§ EXERCISE REQUIREMENTS: Stop after the line with "10080, 14400, 28800, 43200, 64800, 86400]": repeat exactly every line before it, beginning with the first, and that line itself.

§ DATA EXTRACT:

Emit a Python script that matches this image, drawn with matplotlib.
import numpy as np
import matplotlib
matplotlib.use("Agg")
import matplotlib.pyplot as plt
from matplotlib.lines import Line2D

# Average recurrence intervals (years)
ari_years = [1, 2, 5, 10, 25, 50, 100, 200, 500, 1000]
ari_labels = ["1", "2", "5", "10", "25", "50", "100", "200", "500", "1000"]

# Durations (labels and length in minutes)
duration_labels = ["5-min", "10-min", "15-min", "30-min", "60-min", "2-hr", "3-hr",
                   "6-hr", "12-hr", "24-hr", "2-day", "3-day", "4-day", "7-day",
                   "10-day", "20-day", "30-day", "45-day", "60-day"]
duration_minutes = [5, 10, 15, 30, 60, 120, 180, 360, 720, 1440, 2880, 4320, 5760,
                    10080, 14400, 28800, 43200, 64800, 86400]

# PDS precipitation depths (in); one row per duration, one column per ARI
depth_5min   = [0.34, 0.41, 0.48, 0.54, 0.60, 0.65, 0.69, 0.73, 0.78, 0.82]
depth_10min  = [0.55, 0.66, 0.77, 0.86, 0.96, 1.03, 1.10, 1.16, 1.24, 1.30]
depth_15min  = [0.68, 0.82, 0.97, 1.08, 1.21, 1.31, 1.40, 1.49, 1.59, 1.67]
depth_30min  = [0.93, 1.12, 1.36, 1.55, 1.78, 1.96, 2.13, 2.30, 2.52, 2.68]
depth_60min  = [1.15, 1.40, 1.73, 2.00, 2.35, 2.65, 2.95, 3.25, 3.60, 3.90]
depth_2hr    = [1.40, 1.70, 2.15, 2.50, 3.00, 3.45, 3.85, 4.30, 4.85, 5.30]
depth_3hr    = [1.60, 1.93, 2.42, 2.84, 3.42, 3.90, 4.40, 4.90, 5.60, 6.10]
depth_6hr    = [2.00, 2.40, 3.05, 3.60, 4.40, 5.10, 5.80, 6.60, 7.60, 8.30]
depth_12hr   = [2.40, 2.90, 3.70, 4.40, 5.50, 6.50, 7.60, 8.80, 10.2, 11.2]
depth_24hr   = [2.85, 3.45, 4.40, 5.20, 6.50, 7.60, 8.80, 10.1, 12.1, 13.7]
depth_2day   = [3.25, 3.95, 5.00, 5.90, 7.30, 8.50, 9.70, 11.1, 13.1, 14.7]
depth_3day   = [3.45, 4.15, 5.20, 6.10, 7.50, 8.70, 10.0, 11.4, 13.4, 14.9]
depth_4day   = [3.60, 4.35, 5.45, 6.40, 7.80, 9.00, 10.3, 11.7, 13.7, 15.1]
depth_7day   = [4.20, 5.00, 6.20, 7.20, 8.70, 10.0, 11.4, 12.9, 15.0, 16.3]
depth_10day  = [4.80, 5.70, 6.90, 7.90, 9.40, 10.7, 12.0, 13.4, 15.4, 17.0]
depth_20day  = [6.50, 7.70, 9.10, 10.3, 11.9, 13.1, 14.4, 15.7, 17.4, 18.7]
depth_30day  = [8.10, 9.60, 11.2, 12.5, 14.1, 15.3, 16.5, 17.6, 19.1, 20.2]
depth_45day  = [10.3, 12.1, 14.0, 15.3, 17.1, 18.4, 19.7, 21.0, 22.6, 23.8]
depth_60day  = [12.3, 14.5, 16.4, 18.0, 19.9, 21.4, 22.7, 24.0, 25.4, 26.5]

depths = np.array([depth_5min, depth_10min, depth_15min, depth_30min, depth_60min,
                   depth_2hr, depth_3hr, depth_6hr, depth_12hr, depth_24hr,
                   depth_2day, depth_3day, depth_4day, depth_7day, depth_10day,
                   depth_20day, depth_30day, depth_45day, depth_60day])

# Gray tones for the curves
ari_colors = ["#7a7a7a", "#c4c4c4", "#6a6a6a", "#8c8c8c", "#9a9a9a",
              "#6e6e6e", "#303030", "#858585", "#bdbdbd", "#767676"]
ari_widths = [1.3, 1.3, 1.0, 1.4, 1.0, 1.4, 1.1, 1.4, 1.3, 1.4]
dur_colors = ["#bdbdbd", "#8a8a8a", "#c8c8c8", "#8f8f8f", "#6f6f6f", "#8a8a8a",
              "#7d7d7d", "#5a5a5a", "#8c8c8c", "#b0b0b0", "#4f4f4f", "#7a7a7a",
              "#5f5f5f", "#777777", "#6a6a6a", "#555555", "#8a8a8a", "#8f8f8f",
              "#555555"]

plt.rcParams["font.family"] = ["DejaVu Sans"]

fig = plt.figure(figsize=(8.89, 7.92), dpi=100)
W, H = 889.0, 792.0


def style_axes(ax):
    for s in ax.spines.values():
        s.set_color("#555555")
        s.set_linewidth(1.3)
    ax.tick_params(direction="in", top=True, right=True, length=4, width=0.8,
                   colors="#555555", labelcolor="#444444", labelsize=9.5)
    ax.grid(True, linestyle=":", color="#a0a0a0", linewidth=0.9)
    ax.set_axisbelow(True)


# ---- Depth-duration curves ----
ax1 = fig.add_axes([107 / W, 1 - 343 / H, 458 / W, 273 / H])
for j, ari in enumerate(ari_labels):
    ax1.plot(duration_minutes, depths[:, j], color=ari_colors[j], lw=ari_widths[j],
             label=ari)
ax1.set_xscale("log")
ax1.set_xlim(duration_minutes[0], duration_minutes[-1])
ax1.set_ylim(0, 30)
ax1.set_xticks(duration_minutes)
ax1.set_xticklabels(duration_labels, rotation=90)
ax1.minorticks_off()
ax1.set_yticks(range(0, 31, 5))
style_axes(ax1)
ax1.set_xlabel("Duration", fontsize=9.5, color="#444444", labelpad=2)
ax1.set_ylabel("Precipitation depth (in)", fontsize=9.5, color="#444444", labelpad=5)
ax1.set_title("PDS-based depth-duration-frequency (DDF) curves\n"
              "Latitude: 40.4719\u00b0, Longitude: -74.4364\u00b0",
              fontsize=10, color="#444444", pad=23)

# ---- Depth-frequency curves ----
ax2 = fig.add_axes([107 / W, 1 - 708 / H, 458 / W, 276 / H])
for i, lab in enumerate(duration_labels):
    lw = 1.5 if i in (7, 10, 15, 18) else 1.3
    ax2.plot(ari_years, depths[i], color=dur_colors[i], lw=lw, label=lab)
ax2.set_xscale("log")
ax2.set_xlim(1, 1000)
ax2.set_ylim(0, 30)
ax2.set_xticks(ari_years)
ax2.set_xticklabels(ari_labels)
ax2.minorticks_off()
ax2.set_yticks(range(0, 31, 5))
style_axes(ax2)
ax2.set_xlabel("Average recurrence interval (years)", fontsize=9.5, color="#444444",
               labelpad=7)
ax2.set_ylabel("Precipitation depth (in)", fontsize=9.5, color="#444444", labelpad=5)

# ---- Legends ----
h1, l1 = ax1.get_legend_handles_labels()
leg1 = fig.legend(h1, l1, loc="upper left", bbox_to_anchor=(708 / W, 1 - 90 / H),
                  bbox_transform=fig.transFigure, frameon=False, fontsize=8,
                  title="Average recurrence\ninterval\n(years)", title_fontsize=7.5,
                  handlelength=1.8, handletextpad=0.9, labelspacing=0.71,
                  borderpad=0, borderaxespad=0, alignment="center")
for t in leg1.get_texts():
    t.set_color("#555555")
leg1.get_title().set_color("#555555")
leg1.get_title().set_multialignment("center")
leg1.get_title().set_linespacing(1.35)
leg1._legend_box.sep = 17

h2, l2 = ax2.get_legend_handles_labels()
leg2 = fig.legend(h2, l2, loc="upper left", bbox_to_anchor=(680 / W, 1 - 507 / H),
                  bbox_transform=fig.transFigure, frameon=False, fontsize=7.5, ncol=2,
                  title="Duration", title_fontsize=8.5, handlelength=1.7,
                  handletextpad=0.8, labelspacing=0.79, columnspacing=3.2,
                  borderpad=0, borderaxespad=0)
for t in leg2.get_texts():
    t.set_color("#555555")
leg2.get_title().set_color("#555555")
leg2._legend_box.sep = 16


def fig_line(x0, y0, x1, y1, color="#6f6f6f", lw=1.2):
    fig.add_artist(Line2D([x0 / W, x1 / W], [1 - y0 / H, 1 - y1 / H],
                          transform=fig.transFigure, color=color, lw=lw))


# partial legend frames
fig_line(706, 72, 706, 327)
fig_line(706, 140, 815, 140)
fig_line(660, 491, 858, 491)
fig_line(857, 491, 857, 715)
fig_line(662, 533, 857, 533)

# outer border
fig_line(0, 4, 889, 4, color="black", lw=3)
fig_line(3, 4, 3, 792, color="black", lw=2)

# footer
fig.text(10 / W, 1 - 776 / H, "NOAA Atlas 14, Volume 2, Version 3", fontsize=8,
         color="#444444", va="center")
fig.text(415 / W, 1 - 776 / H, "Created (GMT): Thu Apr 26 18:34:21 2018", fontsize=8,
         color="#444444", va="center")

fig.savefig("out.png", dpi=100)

§ RESULT FOR THIS EXERCISE:
Emit a Python script that matches this image, drawn with matplotlib.
import numpy as np
import matplotlib
matplotlib.use("Agg")
import matplotlib.pyplot as plt
from matplotlib.lines import Line2D

# Average recurrence intervals (years)
ari_years = [1, 2, 5, 10, 25, 50, 100, 200, 500, 1000]
ari_labels = ["1", "2", "5", "10", "25", "50", "100", "200", "500", "1000"]

# Durations (labels and length in minutes)
duration_labels = ["5-min", "10-min", "15-min", "30-min", "60-min", "2-hr", "3-hr",
                   "6-hr", "12-hr", "24-hr", "2-day", "3-day", "4-day", "7-day",
                   "10-day", "20-day", "30-day", "45-day", "60-day"]
duration_minutes = [5, 10, 15, 30, 60, 120, 180, 360, 720, 1440, 2880, 4320, 5760,
                    10080, 14400, 28800, 43200, 64800, 86400]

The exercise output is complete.